The Return of Meatless Friday


Every year during the 40 days of Lent, millions of Catholics honor Jesus's crucifixion by foregoing meat in their Friday meals. But starting this September, if the bishops of England and Wales have their way, Catholics there will abstain from meat every Friday, year-round. This change marks the revival of a practice that the church abandoned a half-century ago—and it's the latest of several in recent years.

Catholic tradition calls for acts of penance every Friday, the day of Jesus's death, but observance of that tradition has changed dramatically since the modernizing reforms that followed the Second Vatican Council (1962-65). Bishops in most countries eliminated abstinence from meat or limited it to Lent alone, and each Catholic became free to choose his own form of Friday penance: skipping television, perhaps, or taking the stairs instead of the elevator. This effectively meant the disappearance of Friday penance altogether. In my 11 years of Catholic schooling, I don't recall hearing it mentioned once.
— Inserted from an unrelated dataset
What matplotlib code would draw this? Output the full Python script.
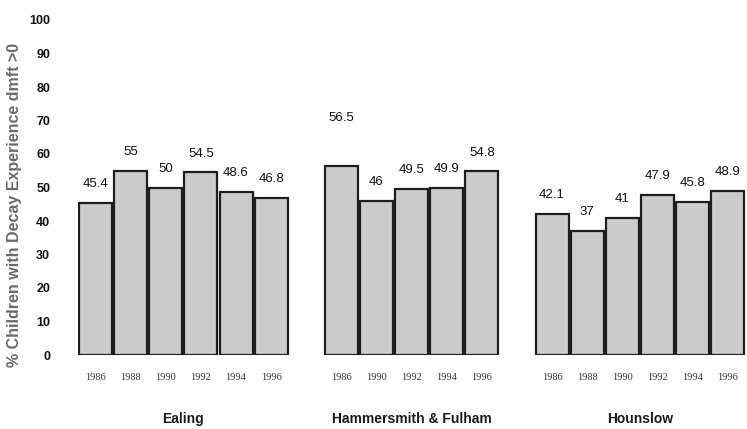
import matplotlib
matplotlib.use("Agg")
import matplotlib.pyplot as plt

# Data per district
districts = ["Ealing", "Hammersmith & Fulham", "Hounslow"]
ealing_years = ["1986", "1988", "1990", "1992", "1994", "1996"]
ealing_values = [45.4, 55, 50, 54.5, 48.6, 46.8]
hf_years = ["1986", "1990", "1992", "1994", "1996"]
hf_values = [56.5, 46, 49.5, 49.9, 54.8]
hounslow_years = ["1986", "1988", "1990", "1992", "1994", "1996"]
hounslow_values = [42.1, 37, 41, 47.9, 45.8, 48.9]
y_ticks = [0, 10, 20, 30, 40, 50, 60, 70, 80, 90, 100]

groups = [(ealing_years, ealing_values),
          (hf_years, hf_values),
          (hounslow_years, hounslow_values)]

plt.rcParams["font.family"] = ["Liberation Sans", "DejaVu Sans"]

fig = plt.figure(figsize=(7.47, 4.29), dpi=100)
ax = fig.add_axes([78 / 747, 74 / 429, 1 - 78 / 747, 335 / 429])

pos = 0
group_centers = []
for gi, (years, vals) in enumerate(groups):
    xs = list(range(pos, pos + len(years)))
    ax.bar(xs, vals, width=0.94, color="#cbcbcb", edgecolor="#1e1e1e",
           linewidth=1.6, zorder=2)
    for x, v, yr in zip(xs, vals, years):
        lift = 12.5 if v == 56.5 and gi == 1 else 3.8
        ax.text(x, v + lift, f"{v:g}", ha="center", va="bottom",
                fontsize=9.5, color="#111111")
        ax.text(x, -6.8, yr, ha="center", va="center", fontsize=7.5,
                family="Liberation Serif", color="#333333")
    group_centers.append((xs[0] + xs[-1]) / 2)
    pos += len(years) + 1

for c, name in zip(group_centers, districts):
    ax.text(c, -19, name, ha="center", va="center", fontsize=10,
            fontweight="bold", color="#1a1a1a")

ax.set_xlim(-0.5, 18.55)
ax.set_ylim(0, 100)
ax.set_yticks(y_ticks)
ax.set_yticklabels([str(t) for t in y_ticks], fontsize=9, color="#111111",
                   fontweight="bold")
ax.tick_params(axis="y", length=0, pad=20)
ax.set_xticks([])
for s in ax.spines.values():
    s.set_visible(False)

fig.text(15 / 747, 1 - 205 / 429, "% Children with Decay Experience dmft >0",
         rotation=90, ha="center", va="center", fontsize=11.5,
         fontweight="bold", color="#6a6a6a")

fig.savefig("out.png", dpi=100)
That's why the announcement by the bishops of England and Wales is so significant. To anyone with a taste for sushi or smoked salmon, missing hamburger once a week might present little inconvenience. But then, lightly beating one's breast, as Catholics do in one version of the Penitential rite during Mass, isn't a serious form of corporal mortification either. Catholicism is a fundamentally symbolic religion whose teachings are typically embodied in conventional signs and gestures.

The English and Welsh bishops specified that they were instructing their flocks to resume Friday abstinence "as a clear and a distinctive mark of their own Catholic identity," adding that the "best habits are those which are acquired as part of a common resolve and common witness."